_TASK:_ Can you write out all the lines word for word, with no pictures?

_SOURCE MATERIAL:_
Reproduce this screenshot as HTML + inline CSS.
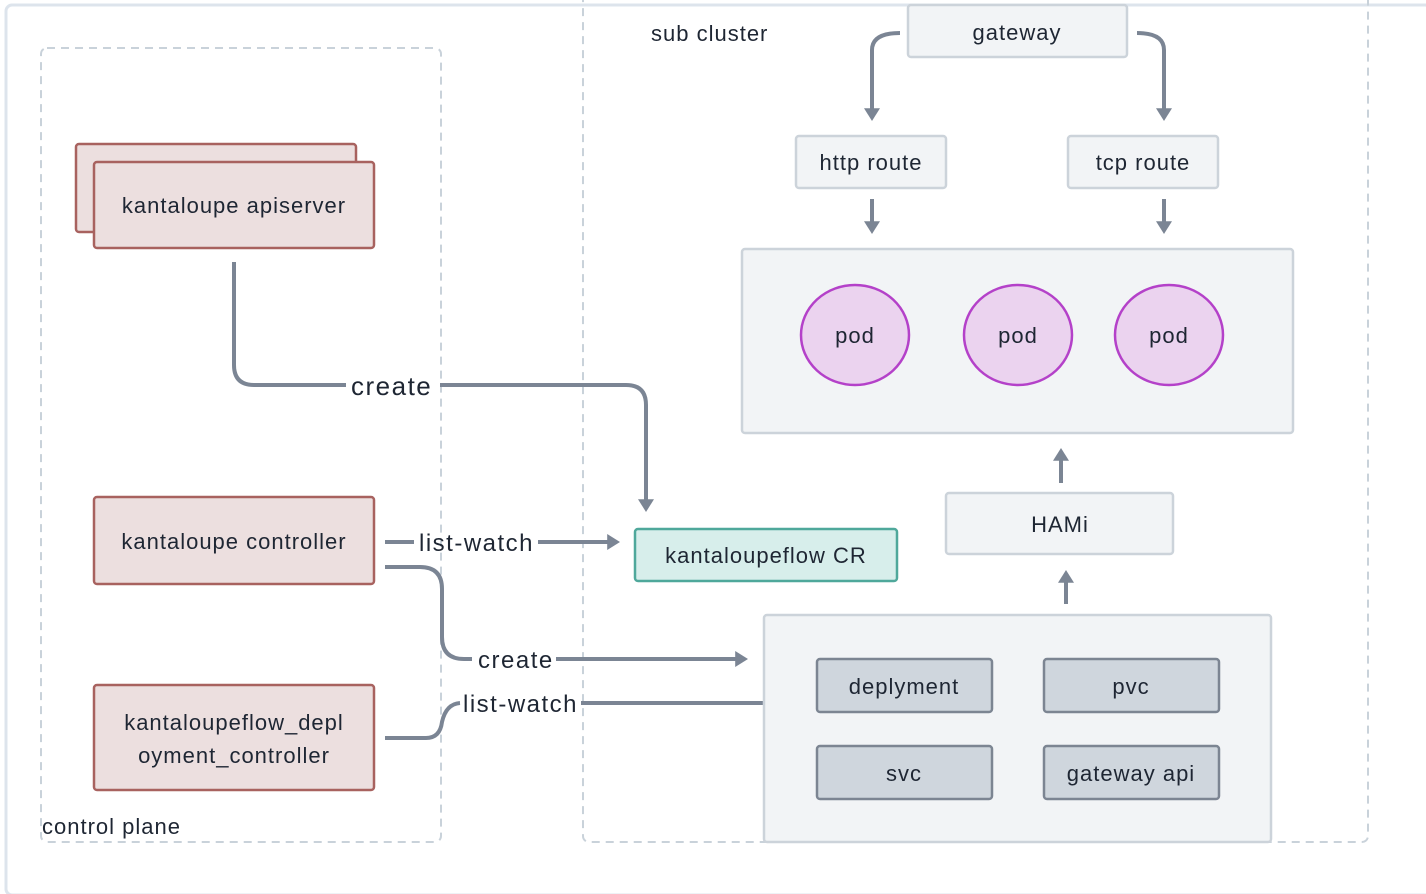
<!DOCTYPE html>
<html><head><meta charset="utf-8"><style>
html,body{margin:0;padding:0;background:#fff;}
svg{display:block;font-family:"Liberation Sans",sans-serif;}
text{fill:#1e2633;font-size:22px;letter-spacing:1px;}
.l{font-size:24px;letter-spacing:1.5px;}
</style></head><body>
<svg width="1426" height="894" viewBox="0 0 1426 894">
<defs>
<marker id="a" markerWidth="4" markerHeight="4" refX="2.2" refY="2" orient="auto" markerUnits="strokeWidth">
<path d="M0,0 L3.2,2 L0,4 Z" fill="#7b8594"/></marker>
</defs>
<rect x="6" y="5" width="1425" height="890" rx="6" fill="#fff" stroke="#dde4ec" stroke-width="3"/>
<rect x="41" y="48" width="400" height="794" rx="6" fill="none" stroke="#c9d2da" stroke-width="2" stroke-dasharray="8,6"/>
<rect x="583" y="-10" width="785" height="852" rx="6" fill="none" stroke="#c9d2da" stroke-width="2" stroke-dasharray="8,6"/>
<text x="651" y="41">sub cluster</text>
<text x="42" y="834">control plane</text>

<g fill="none" stroke="#7b8594" stroke-width="4">
<path d="M234,262 V365 Q234,385 254,385 H346"/>
<path d="M440,385 H626 Q646,385 646,405 V508" marker-end="url(#a)"/>
<path d="M385,542 H414"/>
<path d="M538,542 H616" marker-end="url(#a)"/>
<path d="M385,567 H420 Q442,567 442,589 V637 Q442,659 464,659 H472"/>
<path d="M556,659 H744" marker-end="url(#a)"/>
<path d="M385,738 H426 Q440,738 442,722 Q446,704 460,703"/>
<path d="M581,703 H764"/>
<path d="M900,33 Q872,33 872,50 V117" marker-end="url(#a)"/>
<path d="M1137,33 Q1164,33 1164,50 V117" marker-end="url(#a)"/>
<path d="M872,199 V230" marker-end="url(#a)"/>
<path d="M1164,199 V230" marker-end="url(#a)"/>
<path d="M1061,483 V452" marker-end="url(#a)"/>
<path d="M1066,604 V574" marker-end="url(#a)"/>
</g>
<text x="351" y="395" class="l" font-size="26" style="font-size:26px">create</text>
<text x="419" y="551" class="l">list-watch</text>
<text x="478" y="668" class="l">create</text>
<text x="463" y="712" class="l">list-watch</text>

<g fill="#ecdfdf" stroke="#a8625f" stroke-width="2.5">
<rect x="76" y="144" width="280" height="88" rx="3"/>
<rect x="94" y="162" width="280" height="86" rx="3"/>
<rect x="94" y="497" width="280" height="87" rx="3"/>
<rect x="94" y="685" width="280" height="105" rx="3"/>
</g>
<text x="234" y="213" text-anchor="middle">kantaloupe apiserver</text>
<text x="234" y="549" text-anchor="middle">kantaloupe controller</text>
<text x="234" y="730" text-anchor="middle">kantaloupeflow_depl</text>
<text x="234" y="763" text-anchor="middle">oyment_controller</text>

<rect x="635" y="529" width="262" height="52" rx="3" fill="#d7eeeb" stroke="#4fa89b" stroke-width="2.5"/>
<text x="766" y="563" text-anchor="middle">kantaloupeflow CR</text>

<g fill="#f2f4f6" stroke="#ccd3da" stroke-width="2.5">
<rect x="908" y="5" width="219" height="52" rx="3"/>
<rect x="796" y="136" width="150" height="52" rx="3"/>
<rect x="1068" y="136" width="150" height="52" rx="3"/>
<rect x="742" y="249" width="551" height="184" rx="3"/>
<rect x="946" y="493" width="227" height="61" rx="3"/>
<rect x="764" y="615" width="507" height="227" rx="3"/>
</g>
<text x="1017" y="40" text-anchor="middle">gateway</text>
<text x="871" y="170" text-anchor="middle">http route</text>
<text x="1143" y="170" text-anchor="middle">tcp route</text>
<text x="1060" y="532" text-anchor="middle">HAMi</text>

<g fill="#ebd3ef" stroke="#b441c9" stroke-width="2.5">
<ellipse cx="855" cy="335" rx="54" ry="50"/>
<ellipse cx="1018" cy="335" rx="54" ry="50"/>
<ellipse cx="1169" cy="335" rx="54" ry="50"/>
</g>
<text x="855" y="343" text-anchor="middle">pod</text>
<text x="1018" y="343" text-anchor="middle">pod</text>
<text x="1169" y="343" text-anchor="middle">pod</text>

<g fill="#cfd6dd" stroke="#7c8592" stroke-width="2.5">
<rect x="817" y="659" width="175" height="53" rx="3"/>
<rect x="1044" y="659" width="175" height="53" rx="3"/>
<rect x="817" y="746" width="175" height="53" rx="3"/>
<rect x="1044" y="746" width="175" height="53" rx="3"/>
</g>
<text x="904" y="694" text-anchor="middle">deplyment</text>
<text x="1131" y="694" text-anchor="middle">pvc</text>
<text x="904" y="781" text-anchor="middle">svc</text>
<text x="1131" y="781" text-anchor="middle">gateway api</text>
</svg>
</body></html>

_RIGHT ANSWER:_
Reproduce this screenshot as HTML + inline CSS.
<!DOCTYPE html>
<html><head><meta charset="utf-8"><style>
html,body{margin:0;padding:0;background:#fff;}
svg{display:block;font-family:"Liberation Sans",sans-serif;}
text{fill:#1e2633;font-size:22px;letter-spacing:1px;}
.l{font-size:24px;letter-spacing:1.5px;}
</style></head><body>
<svg width="1426" height="894" viewBox="0 0 1426 894">
<defs>
<marker id="a" markerWidth="4" markerHeight="4" refX="2.2" refY="2" orient="auto" markerUnits="strokeWidth">
<path d="M0,0 L3.2,2 L0,4 Z" fill="#7b8594"/></marker>
</defs>
<rect x="6" y="5" width="1425" height="890" rx="6" fill="#fff" stroke="#dde4ec" stroke-width="3"/>
<rect x="41" y="48" width="400" height="794" rx="6" fill="none" stroke="#c9d2da" stroke-width="2" stroke-dasharray="8,6"/>
<rect x="583" y="-10" width="785" height="852" rx="6" fill="none" stroke="#c9d2da" stroke-width="2" stroke-dasharray="8,6"/>
<text x="651" y="41">sub cluster</text>
<text x="42" y="834">control plane</text>

<g fill="none" stroke="#7b8594" stroke-width="4">
<path d="M234,262 V365 Q234,385 254,385 H346"/>
<path d="M440,385 H626 Q646,385 646,405 V508" marker-end="url(#a)"/>
<path d="M385,542 H414"/>
<path d="M538,542 H616" marker-end="url(#a)"/>
<path d="M385,567 H420 Q442,567 442,589 V637 Q442,659 464,659 H472"/>
<path d="M556,659 H744" marker-end="url(#a)"/>
<path d="M385,738 H426 Q440,738 442,722 Q446,704 460,703"/>
<path d="M581,703 H764"/>
<path d="M900,33 Q872,33 872,50 V117" marker-end="url(#a)"/>
<path d="M1137,33 Q1164,33 1164,50 V117" marker-end="url(#a)"/>
<path d="M872,199 V230" marker-end="url(#a)"/>
<path d="M1164,199 V230" marker-end="url(#a)"/>
<path d="M1061,483 V452" marker-end="url(#a)"/>
<path d="M1066,604 V574" marker-end="url(#a)"/>
</g>
<text x="351" y="395" class="l" font-size="26" style="font-size:26px">create</text>
<text x="419" y="551" class="l">list-watch</text>
<text x="478" y="668" class="l">create</text>
<text x="463" y="712" class="l">list-watch</text>

<g fill="#ecdfdf" stroke="#a8625f" stroke-width="2.5">
<rect x="76" y="144" width="280" height="88" rx="3"/>
<rect x="94" y="162" width="280" height="86" rx="3"/>
<rect x="94" y="497" width="280" height="87" rx="3"/>
<rect x="94" y="685" width="280" height="105" rx="3"/>
</g>
<text x="234" y="213" text-anchor="middle">kantaloupe apiserver</text>
<text x="234" y="549" text-anchor="middle">kantaloupe controller</text>
<text x="234" y="730" text-anchor="middle">kantaloupeflow_depl</text>
<text x="234" y="763" text-anchor="middle">oyment_controller</text>

<rect x="635" y="529" width="262" height="52" rx="3" fill="#d7eeeb" stroke="#4fa89b" stroke-width="2.5"/>
<text x="766" y="563" text-anchor="middle">kantaloupeflow CR</text>

<g fill="#f2f4f6" stroke="#ccd3da" stroke-width="2.5">
<rect x="908" y="5" width="219" height="52" rx="3"/>
<rect x="796" y="136" width="150" height="52" rx="3"/>
<rect x="1068" y="136" width="150" height="52" rx="3"/>
<rect x="742" y="249" width="551" height="184" rx="3"/>
<rect x="946" y="493" width="227" height="61" rx="3"/>
<rect x="764" y="615" width="507" height="227" rx="3"/>
</g>
<text x="1017" y="40" text-anchor="middle">gateway</text>
<text x="871" y="170" text-anchor="middle">http route</text>
<text x="1143" y="170" text-anchor="middle">tcp route</text>
<text x="1060" y="532" text-anchor="middle">HAMi</text>

<g fill="#ebd3ef" stroke="#b441c9" stroke-width="2.5">
<ellipse cx="855" cy="335" rx="54" ry="50"/>
<ellipse cx="1018" cy="335" rx="54" ry="50"/>
<ellipse cx="1169" cy="335" rx="54" ry="50"/>
</g>
<text x="855" y="343" text-anchor="middle">pod</text>
<text x="1018" y="343" text-anchor="middle">pod</text>
<text x="1169" y="343" text-anchor="middle">pod</text>

<g fill="#cfd6dd" stroke="#7c8592" stroke-width="2.5">
<rect x="817" y="659" width="175" height="53" rx="3"/>
<rect x="1044" y="659" width="175" height="53" rx="3"/>
<rect x="817" y="746" width="175" height="53" rx="3"/>
<rect x="1044" y="746" width="175" height="53" rx="3"/>
</g>
<text x="904" y="694" text-anchor="middle">deplyment</text>
<text x="1131" y="694" text-anchor="middle">pvc</text>
<text x="904" y="781" text-anchor="middle">svc</text>
<text x="1131" y="781" text-anchor="middle">gateway api</text>
</svg>
</body></html>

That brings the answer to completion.